__Short exercise__.
Produce an exact transcription of the listing below, omitting the pictures.

__Provided data__.
━━━━━━━━━━━━━━━━

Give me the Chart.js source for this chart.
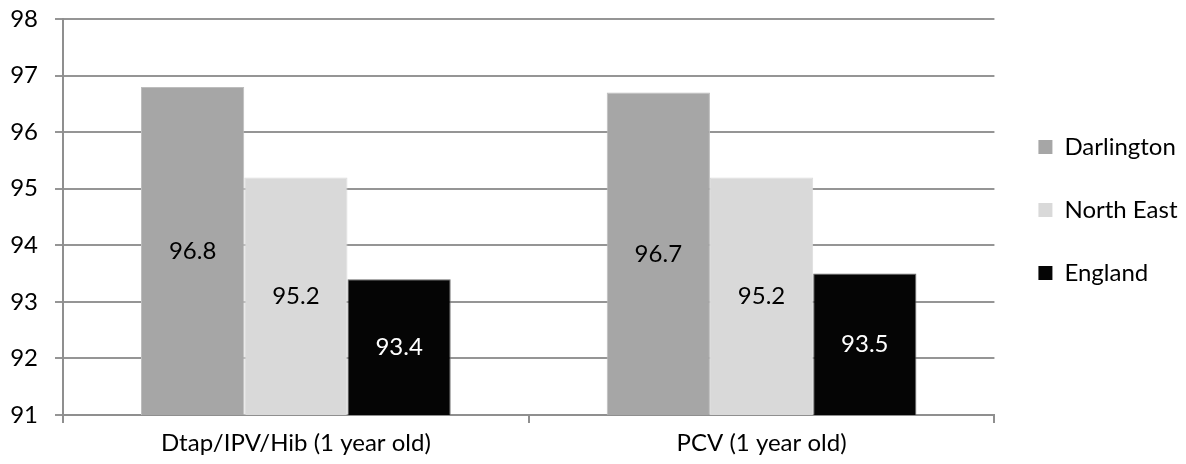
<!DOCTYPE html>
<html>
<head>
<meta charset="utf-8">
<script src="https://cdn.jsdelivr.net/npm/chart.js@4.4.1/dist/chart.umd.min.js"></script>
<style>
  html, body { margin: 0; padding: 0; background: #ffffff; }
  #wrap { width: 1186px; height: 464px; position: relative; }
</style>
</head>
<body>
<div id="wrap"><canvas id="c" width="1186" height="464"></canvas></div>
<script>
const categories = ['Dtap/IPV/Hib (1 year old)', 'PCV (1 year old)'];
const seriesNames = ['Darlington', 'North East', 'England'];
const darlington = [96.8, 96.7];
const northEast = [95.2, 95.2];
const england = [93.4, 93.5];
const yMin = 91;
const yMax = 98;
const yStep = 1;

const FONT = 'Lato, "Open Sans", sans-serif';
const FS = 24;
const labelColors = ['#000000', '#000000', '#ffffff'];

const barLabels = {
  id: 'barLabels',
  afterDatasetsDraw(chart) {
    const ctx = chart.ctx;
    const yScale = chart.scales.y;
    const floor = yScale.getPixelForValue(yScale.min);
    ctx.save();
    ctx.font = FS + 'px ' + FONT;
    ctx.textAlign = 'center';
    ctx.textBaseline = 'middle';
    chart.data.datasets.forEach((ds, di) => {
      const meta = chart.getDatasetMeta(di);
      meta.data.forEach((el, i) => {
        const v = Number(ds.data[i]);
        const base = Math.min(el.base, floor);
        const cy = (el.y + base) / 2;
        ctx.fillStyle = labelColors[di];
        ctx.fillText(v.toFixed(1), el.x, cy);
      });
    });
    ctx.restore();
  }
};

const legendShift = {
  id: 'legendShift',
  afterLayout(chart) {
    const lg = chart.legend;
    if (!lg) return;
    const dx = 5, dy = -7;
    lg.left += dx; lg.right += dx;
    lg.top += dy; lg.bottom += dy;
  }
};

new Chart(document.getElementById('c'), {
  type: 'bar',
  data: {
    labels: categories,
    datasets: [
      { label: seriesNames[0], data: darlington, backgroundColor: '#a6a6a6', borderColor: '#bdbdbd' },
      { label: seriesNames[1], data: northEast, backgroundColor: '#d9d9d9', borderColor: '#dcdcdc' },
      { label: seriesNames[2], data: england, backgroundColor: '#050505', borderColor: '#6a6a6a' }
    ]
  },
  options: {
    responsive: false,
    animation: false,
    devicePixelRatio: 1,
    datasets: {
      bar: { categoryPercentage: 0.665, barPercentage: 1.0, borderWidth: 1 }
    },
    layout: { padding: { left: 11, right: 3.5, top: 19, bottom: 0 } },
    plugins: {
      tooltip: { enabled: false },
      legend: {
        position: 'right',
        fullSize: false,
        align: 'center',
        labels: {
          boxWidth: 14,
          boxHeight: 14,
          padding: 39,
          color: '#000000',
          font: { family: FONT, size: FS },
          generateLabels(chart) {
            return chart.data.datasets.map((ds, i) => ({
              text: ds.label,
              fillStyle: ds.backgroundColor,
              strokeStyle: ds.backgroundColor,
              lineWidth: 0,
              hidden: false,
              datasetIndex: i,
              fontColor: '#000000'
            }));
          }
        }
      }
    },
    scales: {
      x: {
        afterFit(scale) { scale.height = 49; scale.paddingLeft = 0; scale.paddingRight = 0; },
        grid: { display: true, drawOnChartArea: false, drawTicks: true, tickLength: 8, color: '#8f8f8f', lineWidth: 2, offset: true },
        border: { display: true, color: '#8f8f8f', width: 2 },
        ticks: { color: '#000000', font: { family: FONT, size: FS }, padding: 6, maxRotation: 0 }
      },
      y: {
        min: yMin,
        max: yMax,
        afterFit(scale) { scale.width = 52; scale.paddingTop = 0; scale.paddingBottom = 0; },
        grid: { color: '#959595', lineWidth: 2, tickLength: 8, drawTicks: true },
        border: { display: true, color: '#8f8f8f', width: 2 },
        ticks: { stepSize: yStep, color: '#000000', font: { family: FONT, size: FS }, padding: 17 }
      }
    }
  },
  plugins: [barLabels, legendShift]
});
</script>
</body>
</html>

━━━━━━━━━━━━━━━━

__Response below__.
Give me the Chart.js source for this chart.
<!DOCTYPE html>
<html>
<head>
<meta charset="utf-8">
<script src="https://cdn.jsdelivr.net/npm/chart.js@4.4.1/dist/chart.umd.min.js"></script>
<style>
  html, body { margin: 0; padding: 0; background: #ffffff; }
  #wrap { width: 1186px; height: 464px; position: relative; }
</style>
</head>
<body>
<div id="wrap"><canvas id="c" width="1186" height="464"></canvas></div>
<script>
const categories = ['Dtap/IPV/Hib (1 year old)', 'PCV (1 year old)'];
const seriesNames = ['Darlington', 'North East', 'England'];
const darlington = [96.8, 96.7];
const northEast = [95.2, 95.2];
const england = [93.4, 93.5];
const yMin = 91;
const yMax = 98;
const yStep = 1;

const FONT = 'Lato, "Open Sans", sans-serif';
const FS = 24;
const labelColors = ['#000000', '#000000', '#ffffff'];

const barLabels = {
  id: 'barLabels',
  afterDatasetsDraw(chart) {
    const ctx = chart.ctx;
    const yScale = chart.scales.y;
    const floor = yScale.getPixelForValue(yScale.min);
    ctx.save();
    ctx.font = FS + 'px ' + FONT;
    ctx.textAlign = 'center';
    ctx.textBaseline = 'middle';
    chart.data.datasets.forEach((ds, di) => {
      const meta = chart.getDatasetMeta(di);
      meta.data.forEach((el, i) => {
        const v = Number(ds.data[i]);
        const base = Math.min(el.base, floor);
        const cy = (el.y + base) / 2;
        ctx.fillStyle = labelColors[di];
        ctx.fillText(v.toFixed(1), el.x, cy);
      });
    });
    ctx.restore();
  }
};

const legendShift = {
  id: 'legendShift',
  afterLayout(chart) {
    const lg = chart.legend;
    if (!lg) return;
    const dx = 5, dy = -7;
    lg.left += dx; lg.right += dx;
    lg.top += dy; lg.bottom += dy;
  }
};

new Chart(document.getElementById('c'), {
  type: 'bar',
  data: {
    labels: categories,
    datasets: [
      { label: seriesNames[0], data: darlington, backgroundColor: '#a6a6a6', borderColor: '#bdbdbd' },
      { label: seriesNames[1], data: northEast, backgroundColor: '#d9d9d9', borderColor: '#dcdcdc' },
      { label: seriesNames[2], data: england, backgroundColor: '#050505', borderColor: '#6a6a6a' }
    ]
  },
  options: {
    responsive: false,
    animation: false,
    devicePixelRatio: 1,
    datasets: {
      bar: { categoryPercentage: 0.665, barPercentage: 1.0, borderWidth: 1 }
    },
    layout: { padding: { left: 11, right: 3.5, top: 19, bottom: 0 } },
    plugins: {
      tooltip: { enabled: false },
      legend: {
        position: 'right',
        fullSize: false,
        align: 'center',
        labels: {
          boxWidth: 14,
          boxHeight: 14,
          padding: 39,
          color: '#000000',
          font: { family: FONT, size: FS },
          generateLabels(chart) {
            return chart.data.datasets.map((ds, i) => ({
              text: ds.label,
              fillStyle: ds.backgroundColor,
              strokeStyle: ds.backgroundColor,
              lineWidth: 0,
              hidden: false,
              datasetIndex: i,
              fontColor: '#000000'
            }));
          }
        }
      }
    },
    scales: {
      x: {
        afterFit(scale) { scale.height = 49; scale.paddingLeft = 0; scale.paddingRight = 0; },
        grid: { display: true, drawOnChartArea: false, drawTicks: true, tickLength: 8, color: '#8f8f8f', lineWidth: 2, offset: true },
        border: { display: true, color: '#8f8f8f', width: 2 },
        ticks: { color: '#000000', font: { family: FONT, size: FS }, padding: 6, maxRotation: 0 }
      },
      y: {
        min: yMin,
        max: yMax,
        afterFit(scale) { scale.width = 52; scale.paddingTop = 0; scale.paddingBottom = 0; },
        grid: { color: '#959595', lineWidth: 2, tickLength: 8, drawTicks: true },
        border: { display: true, color: '#8f8f8f', width: 2 },
        ticks: { stepSize: yStep, color: '#000000', font: { family: FONT, size: FS }, padding: 17 }
      }
    }
  },
  plugins: [barLabels, legendShift]
});
</script>
</body>
</html>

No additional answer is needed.